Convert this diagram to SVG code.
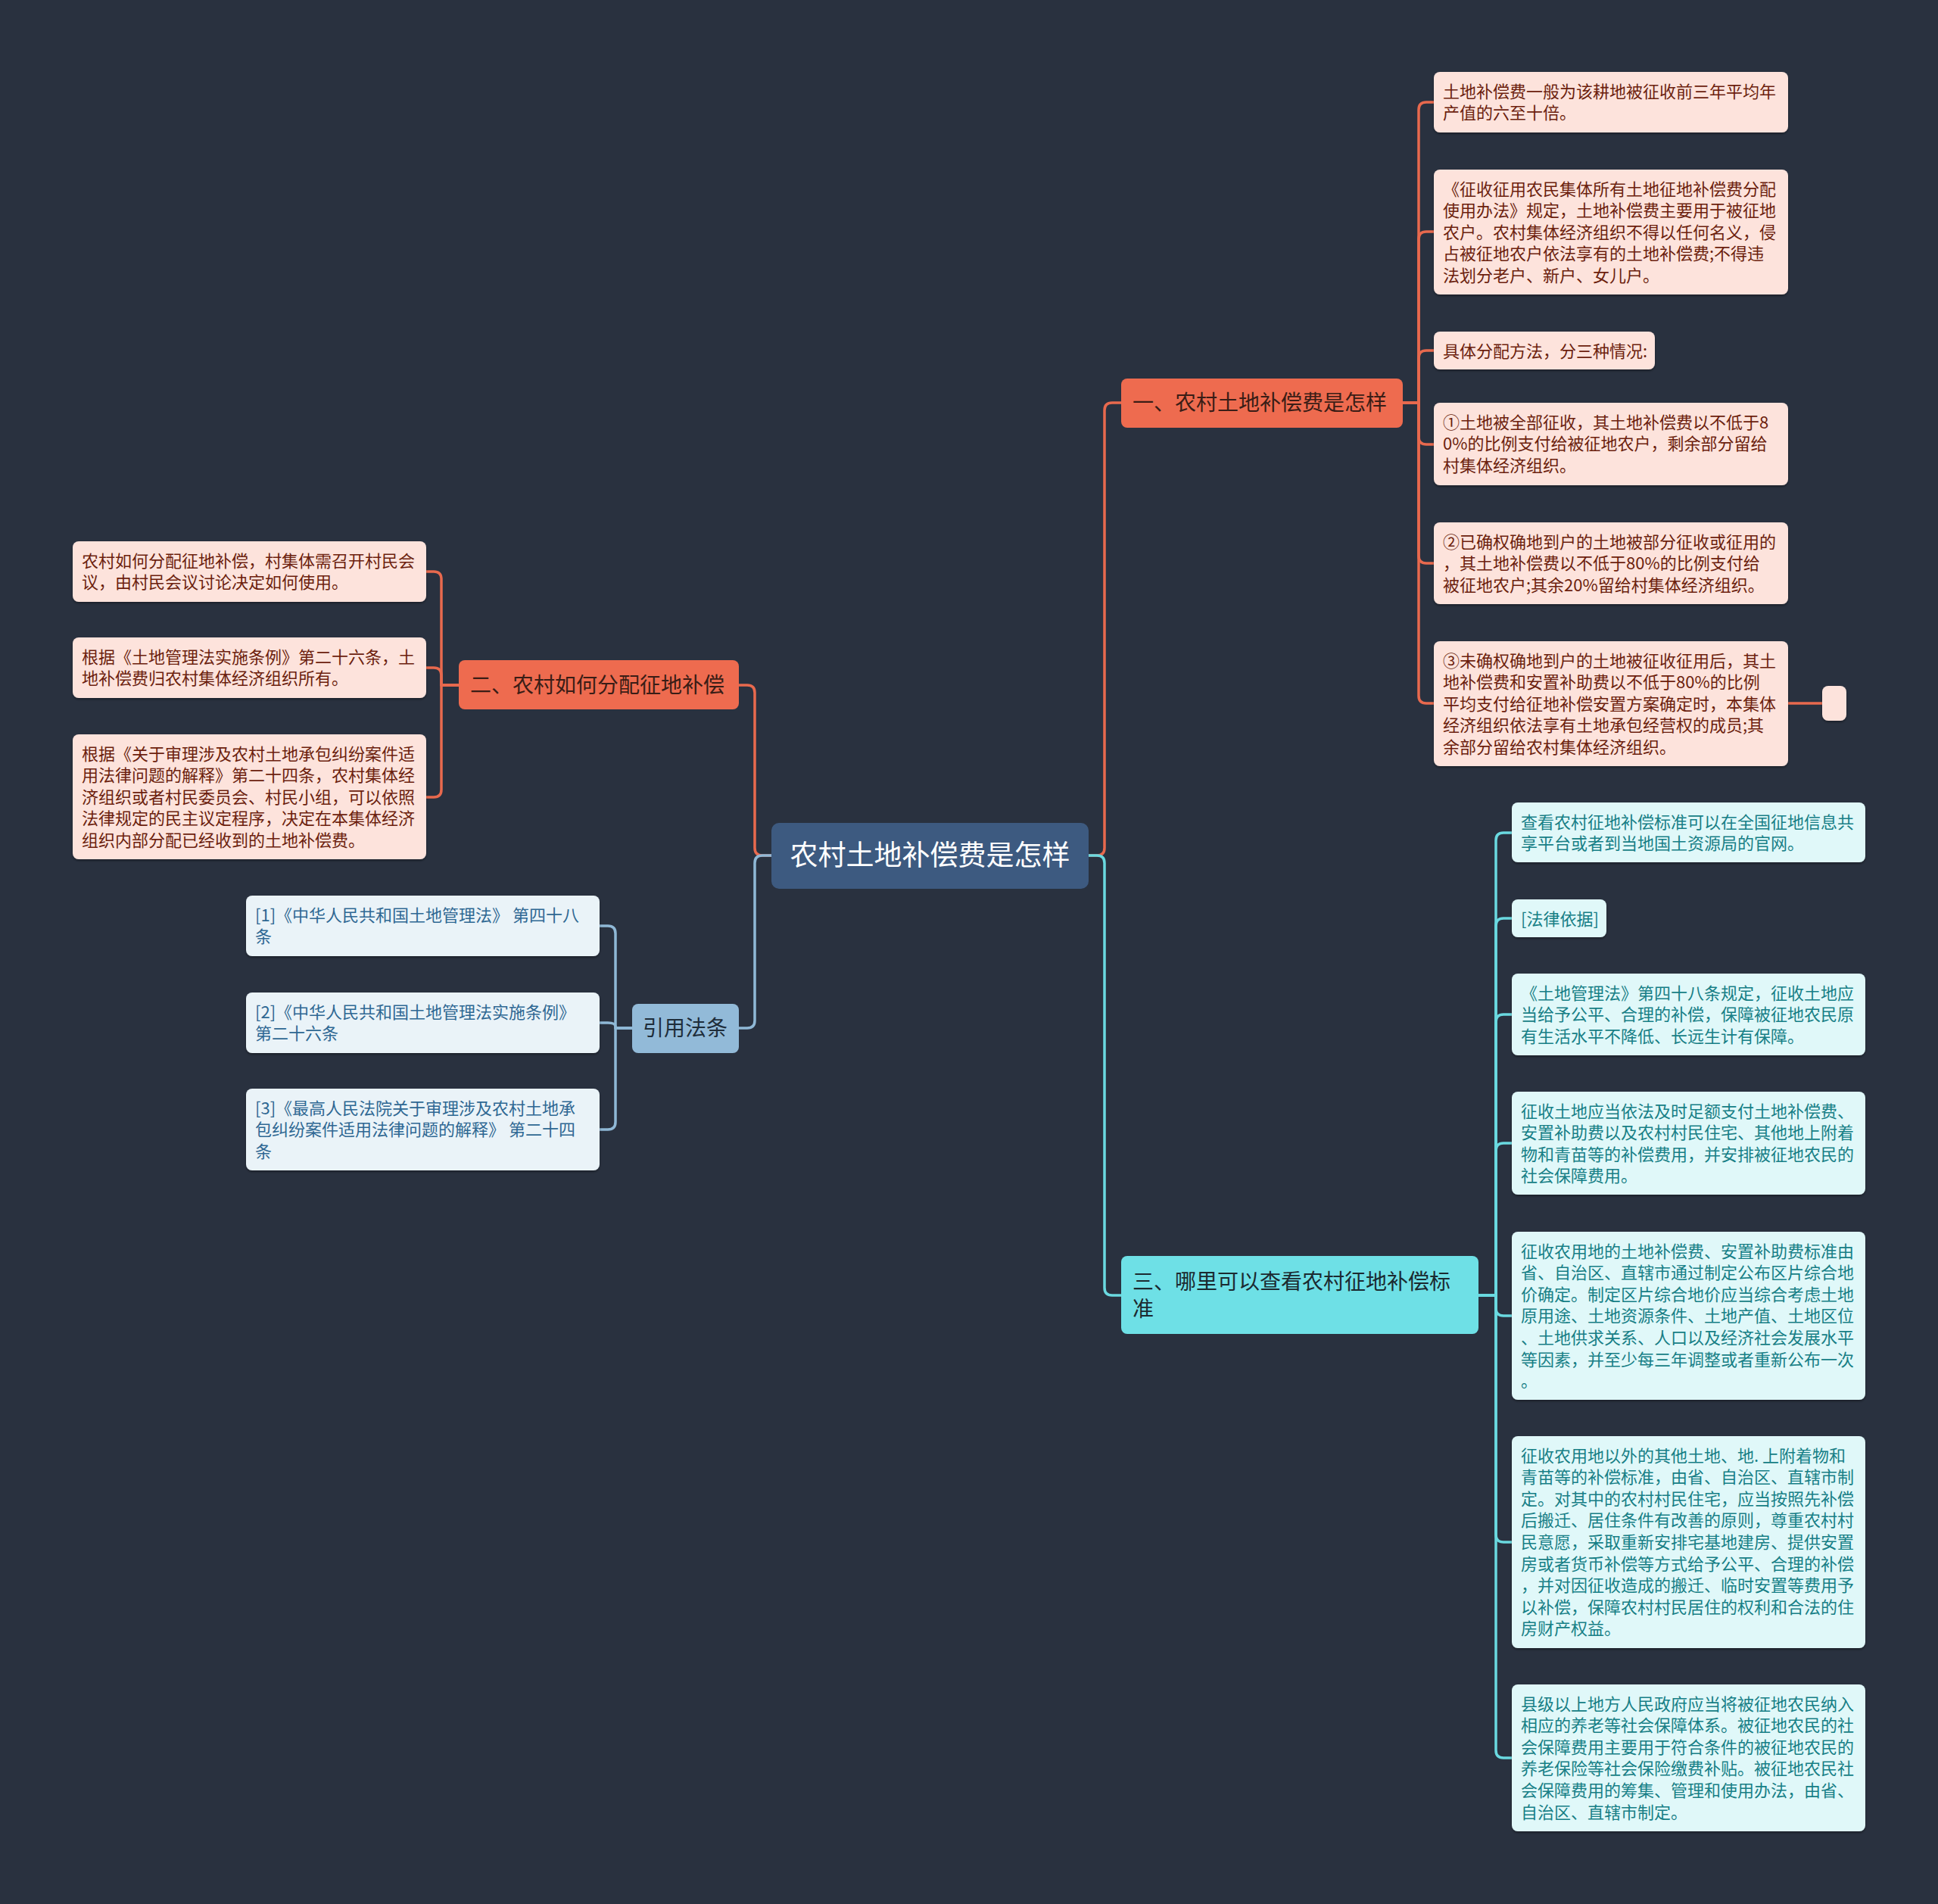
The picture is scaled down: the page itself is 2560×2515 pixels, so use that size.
<svg xmlns="http://www.w3.org/2000/svg" width="2560" height="2515" viewBox="0 0 2560 2515">
<defs>
<filter id="sh" x="-5%" y="-5%" width="110%" height="120%"><feDropShadow dx="0" dy="2" stdDeviation="1.5" flood-color="#000" flood-opacity="0.35"/></filter>
<style>
text{font-family:"Noto Sans CJK SC","Noto Sans",sans-serif;}
.e{fill:none;stroke-width:3.5;stroke-linecap:round;stroke-linejoin:round;}
.e-o{stroke:#e8694e;}
.e-b{stroke:#8fb8d6;}
.e-y{stroke:#6ad9e0;}
.n-c{fill:#3d5a80;}
.t-c{fill:#ffffff;font-size:37px;}
.n-o{fill:#ee6b4f;}
.t-o{fill:#3a1d16;font-size:28px;}
.l-o{fill:#fde3dc;filter:url(#sh);}
.tl-o{fill:#6c1f0e;font-size:22px;}
.n-b{fill:#92bad8;}
.t-b{fill:#1e2d3a;font-size:28px;}
.l-b{fill:#eaf3f8;filter:url(#sh);}
.tl-b{fill:#2f6893;font-size:22px;}
.n-y{fill:#6ee0e6;}
.t-y{fill:#1b2a30;font-size:28px;}
.l-y{fill:#e0f8f9;filter:url(#sh);}
.tl-y{fill:#177f86;font-size:22px;}
</style>
</defs>
<rect x="0" y="0" width="2560" height="2515" fill="#29313f"/>

<g id="connectors">
<path class="e e-o" d="M1438,1130 H1449 Q1459,1130 1459,1120 V542 Q1459,532 1469,532 H1481"/>
<path class="e e-y" d="M1438,1130 H1449 Q1459,1130 1459,1140 V1701 Q1459,1711 1469,1711 H1481"/>
<path class="e e-o" d="M1019,1130 H1007 Q997,1130 997,1120 V915 Q997,905 987,905 H976"/>
<path class="e e-b" d="M1019,1130 H1007 Q997,1130 997,1140 V1348 Q997,1358 987,1358 H976"/>

<path class="e e-o" d="M1853,532 H1874 V145 Q1874,135 1884,135 H1894"/>
<path class="e e-o" d="M1853,532 H1874 V316 Q1874,306 1884,306 H1894"/>
<path class="e e-o" d="M1853,532 H1874 V473 Q1874,463 1884,463 H1894"/>
<path class="e e-o" d="M1853,532 H1874 V577 Q1874,587 1884,587 H1894"/>
<path class="e e-o" d="M1853,532 H1874 V734 Q1874,744 1884,744 H1894"/>
<path class="e e-o" d="M1853,532 H1874 V919 Q1874,929 1884,929 H1894"/>
<path class="e e-o" d="M2362,929 H2407"/>

<path class="e e-o" d="M606,905 H583 V765 Q583,755 573,755 H563"/>
<path class="e e-o" d="M606,905 H583 V892 Q583,882 573,882 H563"/>
<path class="e e-o" d="M606,905 H583 V1043 Q583,1053 573,1053 H563"/>

<path class="e e-b" d="M835,1358 H813 V1233 Q813,1223 803,1223 H792"/>
<path class="e e-b" d="M835,1358 H813 V1356 Q813,1351 803,1351 H792"/>
<path class="e e-b" d="M835,1358 H813 V1482 Q813,1492 803,1492 H792"/>

<path class="e e-y" d="M1953,1711 H1976 V1110 Q1976,1100 1986,1100 H1997"/>
<path class="e e-y" d="M1953,1711 H1976 V1223 Q1976,1213 1986,1213 H1997"/>
<path class="e e-y" d="M1953,1711 H1976 V1350 Q1976,1340 1986,1340 H1997"/>
<path class="e e-y" d="M1953,1711 H1976 V1520 Q1976,1510 1986,1510 H1997"/>
<path class="e e-y" d="M1953,1711 H1976 V1728 Q1976,1738 1986,1738 H1997"/>
<path class="e e-y" d="M1953,1711 H1976 V2027 Q1976,2037 1986,2037 H1997"/>
<path class="e e-y" d="M1953,1711 H1976 V2312 Q1976,2322 1986,2322 H1997"/>
</g>

<g id="root">
<rect class="n-c" x="1019" y="1087" width="419" height="87" rx="10"/>
<text class="t-c" x="1228.5" y="1143" text-anchor="middle">农村土地补偿费是怎样</text>
</g>

<g id="b1">
<rect class="n-o" x="1481" y="500" width="372" height="65" rx="8"/>
<text class="t-o" x="1496" y="542">一、农村土地补偿费是怎样</text>
</g>
<g id="b2">
<rect class="n-o" x="606" y="872" width="370" height="65" rx="8"/>
<text class="t-o" x="621" y="915">二、农村如何分配征地补偿</text>
</g>
<g id="b3">
<rect class="n-b" x="835" y="1326" width="141" height="65" rx="8"/>
<text class="t-b" x="849" y="1368">引用法条</text>
</g>
<g id="b4">
<rect class="n-y" x="1481" y="1659" width="472" height="103" rx="8"/>
<text class="t-y" x="1496" y="1703">三、哪里可以查看农村征地补偿标<tspan x="1496" dy="36">准</tspan></text>
</g>

<g id="r1">
<rect class="l-o" x="1894" y="95" width="468" height="80" rx="8"/>
<text class="tl-o" x="1906" y="128.5">土地补偿费一般为该耕地被征收前三年平均年<tspan x="1906" dy="28.6">产值的六至十倍。</tspan></text>
</g>
<g id="r2">
<rect class="l-o" x="1894" y="224" width="468" height="165" rx="8"/>
<text class="tl-o" x="1906" y="257.5">《征收征用农民集体所有土地征地补偿费分配<tspan x="1906" dy="28.6">使用办法》规定，土地补偿费主要用于被征地</tspan><tspan x="1906" dy="28.6">农户。农村集体经济组织不得以任何名义，侵</tspan><tspan x="1906" dy="28.6">占被征地农户依法享有的土地补偿费;不得违</tspan><tspan x="1906" dy="28.6">法划分老户、新户、女儿户。</tspan></text>
</g>
<g id="r3">
<rect class="l-o" x="1894" y="438" width="292" height="50" rx="8"/>
<text class="tl-o" x="1906" y="471.5">具体分配方法，分三种情况:</text>
</g>
<g id="r4">
<rect class="l-o" x="1894" y="532" width="468" height="109" rx="8"/>
<text class="tl-o" x="1906" y="565.5">①土地被全部征收，其土地补偿费以不低于8<tspan x="1906" dy="28.6">0%的比例支付给被征地农户，剩余部分留给</tspan><tspan x="1906" dy="28.6">村集体经济组织。</tspan></text>
</g>
<g id="r5">
<rect class="l-o" x="1894" y="690" width="468" height="108" rx="8"/>
<text class="tl-o" x="1906" y="723.5">②已确权确地到户的土地被部分征收或征用的<tspan x="1906" dy="28.6">，其土地补偿费以不低于80%的比例支付给</tspan><tspan x="1906" dy="28.6">被征地农户;其余20%留给村集体经济组织。</tspan></text>
</g>
<g id="r6">
<rect class="l-o" x="1894" y="847" width="468" height="165" rx="8"/>
<text class="tl-o" x="1906" y="880.5">③未确权确地到户的土地被征收征用后，其土<tspan x="1906" dy="28.6">地补偿费和安置补助费以不低于80%的比例</tspan><tspan x="1906" dy="28.6">平均支付给征地补偿安置方案确定时，本集体</tspan><tspan x="1906" dy="28.6">经济组织依法享有土地承包经营权的成员;其</tspan><tspan x="1906" dy="28.6">余部分留给农村集体经济组织。</tspan></text>
</g>
<g id="r6a">
<rect class="l-o" x="2407" y="906" width="32" height="46" rx="8"/>
</g>

<g id="l1">
<rect class="l-o" x="96" y="715" width="467" height="80" rx="8"/>
<text class="tl-o" x="108" y="748.5">农村如何分配征地补偿，村集体需召开村民会<tspan x="108" dy="28.6">议，由村民会议讨论决定如何使用。</tspan></text>
</g>
<g id="l2">
<rect class="l-o" x="96" y="842" width="467" height="80" rx="8"/>
<text class="tl-o" x="108" y="875.5">根据《土地管理法实施条例》第二十六条，土<tspan x="108" dy="28.6">地补偿费归农村集体经济组织所有。</tspan></text>
</g>
<g id="l3">
<rect class="l-o" x="96" y="970" width="467" height="165" rx="8"/>
<text class="tl-o" x="108" y="1003.5">根据《关于审理涉及农村土地承包纠纷案件适<tspan x="108" dy="28.6">用法律问题的解释》第二十四条，农村集体经</tspan><tspan x="108" dy="28.6">济组织或者村民委员会、村民小组，可以依照</tspan><tspan x="108" dy="28.6">法律规定的民主议定程序，决定在本集体经济</tspan><tspan x="108" dy="28.6">组织内部分配已经收到的土地补偿费。</tspan></text>
</g>

<g id="c1">
<rect class="l-b" x="325" y="1183" width="467" height="80" rx="8"/>
<text class="tl-b" x="337" y="1216.5">[1]《中华人民共和国土地管理法》 第四十八<tspan x="337" dy="28.6">条</tspan></text>
</g>
<g id="c2">
<rect class="l-b" x="325" y="1311" width="467" height="80" rx="8"/>
<text class="tl-b" x="337" y="1344.5">[2]《中华人民共和国土地管理法实施条例》<tspan x="337" dy="28.6">第二十六条</tspan></text>
</g>
<g id="c3">
<rect class="l-b" x="325" y="1438" width="467" height="108" rx="8"/>
<text class="tl-b" x="337" y="1471.5">[3]《最高人民法院关于审理涉及农村土地承<tspan x="337" dy="28.6">包纠纷案件适用法律问题的解释》 第二十四</tspan><tspan x="337" dy="28.6">条</tspan></text>
</g>

<g id="y1">
<rect class="l-y" x="1997" y="1060" width="467" height="79" rx="8"/>
<text class="tl-y" x="2009" y="1093.5">查看农村征地补偿标准可以在全国征地信息共<tspan x="2009" dy="28.6">享平台或者到当地国土资源局的官网。</tspan></text>
</g>
<g id="y2">
<rect class="l-y" x="1997" y="1188" width="125" height="50" rx="8"/>
<text class="tl-y" x="2009" y="1221.5">[法律依据]</text>
</g>
<g id="y3">
<rect class="l-y" x="1997" y="1286" width="467" height="108" rx="8"/>
<text class="tl-y" x="2009" y="1319.5">《土地管理法》第四十八条规定，征收土地应<tspan x="2009" dy="28.6">当给予公平、合理的补偿，保障被征地农民原</tspan><tspan x="2009" dy="28.6">有生活水平不降低、长远生计有保障。</tspan></text>
</g>
<g id="y4">
<rect class="l-y" x="1997" y="1442" width="467" height="136" rx="8"/>
<text class="tl-y" x="2009" y="1475.5">征收土地应当依法及时足额支付土地补偿费、<tspan x="2009" dy="28.6">安置补助费以及农村村民住宅、其他地上附着</tspan><tspan x="2009" dy="28.6">物和青苗等的补偿费用，并安排被征地农民的</tspan><tspan x="2009" dy="28.6">社会保障费用。</tspan></text>
</g>
<g id="y5">
<rect class="l-y" x="1997" y="1627" width="467" height="222" rx="8"/>
<text class="tl-y" x="2009" y="1660.5">征收农用地的土地补偿费、安置补助费标准由<tspan x="2009" dy="28.6">省、自治区、直辖市通过制定公布区片综合地</tspan><tspan x="2009" dy="28.6">价确定。制定区片综合地价应当综合考虑土地</tspan><tspan x="2009" dy="28.6">原用途、土地资源条件、土地产值、土地区位</tspan><tspan x="2009" dy="28.6">、土地供求关系、人口以及经济社会发展水平</tspan><tspan x="2009" dy="28.6">等因素，并至少每三年调整或者重新公布一次</tspan><tspan x="2009" dy="28.6">。</tspan></text>
</g>
<g id="y6">
<rect class="l-y" x="1997" y="1897" width="467" height="280" rx="8"/>
<text class="tl-y" x="2009" y="1930.5">征收农用地以外的其他土地、地. 上附着物和<tspan x="2009" dy="28.6">青苗等的补偿标准，由省、自治区、直辖市制</tspan><tspan x="2009" dy="28.6">定。对其中的农村村民住宅，应当按照先补偿</tspan><tspan x="2009" dy="28.6">后搬迁、居住条件有改善的原则，尊重农村村</tspan><tspan x="2009" dy="28.6">民意愿，采取重新安排宅基地建房、提供安置</tspan><tspan x="2009" dy="28.6">房或者货币补偿等方式给予公平、合理的补偿</tspan><tspan x="2009" dy="28.6">，并对因征收造成的搬迁、临时安置等费用予</tspan><tspan x="2009" dy="28.6">以补偿，保障农村村民居住的权利和合法的住</tspan><tspan x="2009" dy="28.6">房财产权益。</tspan></text>
</g>
<g id="y7">
<rect class="l-y" x="1997" y="2225" width="467" height="194" rx="8"/>
<text class="tl-y" x="2009" y="2258.5">县级以上地方人民政府应当将被征地农民纳入<tspan x="2009" dy="28.6">相应的养老等社会保障体系。被征地农民的社</tspan><tspan x="2009" dy="28.6">会保障费用主要用于符合条件的被征地农民的</tspan><tspan x="2009" dy="28.6">养老保险等社会保险缴费补贴。被征地农民社</tspan><tspan x="2009" dy="28.6">会保障费用的筹集、管理和使用办法，由省、</tspan><tspan x="2009" dy="28.6">自治区、直辖市制定。</tspan></text>
</g>
</svg>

DIRECTIONS | Write out again, exactly, the lines from the start of the listing up to the line containing "H1007 Q997,1130 997,1140", with both ends and without pictures.

COMPLETED EXERCISE |
Convert this diagram to SVG code.
The picture is scaled down: the page itself is 2560×2515 pixels, so use that size.
<svg xmlns="http://www.w3.org/2000/svg" width="2560" height="2515" viewBox="0 0 2560 2515">
<defs>
<filter id="sh" x="-5%" y="-5%" width="110%" height="120%"><feDropShadow dx="0" dy="2" stdDeviation="1.5" flood-color="#000" flood-opacity="0.35"/></filter>
<style>
text{font-family:"Noto Sans CJK SC","Noto Sans",sans-serif;}
.e{fill:none;stroke-width:3.5;stroke-linecap:round;stroke-linejoin:round;}
.e-o{stroke:#e8694e;}
.e-b{stroke:#8fb8d6;}
.e-y{stroke:#6ad9e0;}
.n-c{fill:#3d5a80;}
.t-c{fill:#ffffff;font-size:37px;}
.n-o{fill:#ee6b4f;}
.t-o{fill:#3a1d16;font-size:28px;}
.l-o{fill:#fde3dc;filter:url(#sh);}
.tl-o{fill:#6c1f0e;font-size:22px;}
.n-b{fill:#92bad8;}
.t-b{fill:#1e2d3a;font-size:28px;}
.l-b{fill:#eaf3f8;filter:url(#sh);}
.tl-b{fill:#2f6893;font-size:22px;}
.n-y{fill:#6ee0e6;}
.t-y{fill:#1b2a30;font-size:28px;}
.l-y{fill:#e0f8f9;filter:url(#sh);}
.tl-y{fill:#177f86;font-size:22px;}
</style>
</defs>
<rect x="0" y="0" width="2560" height="2515" fill="#29313f"/>

<g id="connectors">
<path class="e e-o" d="M1438,1130 H1449 Q1459,1130 1459,1120 V542 Q1459,532 1469,532 H1481"/>
<path class="e e-y" d="M1438,1130 H1449 Q1459,1130 1459,1140 V1701 Q1459,1711 1469,1711 H1481"/>
<path class="e e-o" d="M1019,1130 H1007 Q997,1130 997,1120 V915 Q997,905 987,905 H976"/>
<path class="e e-b" d="M1019,1130 H1007 Q997,1130 997,1140 V1348 Q997,1358 987,1358 H976"/>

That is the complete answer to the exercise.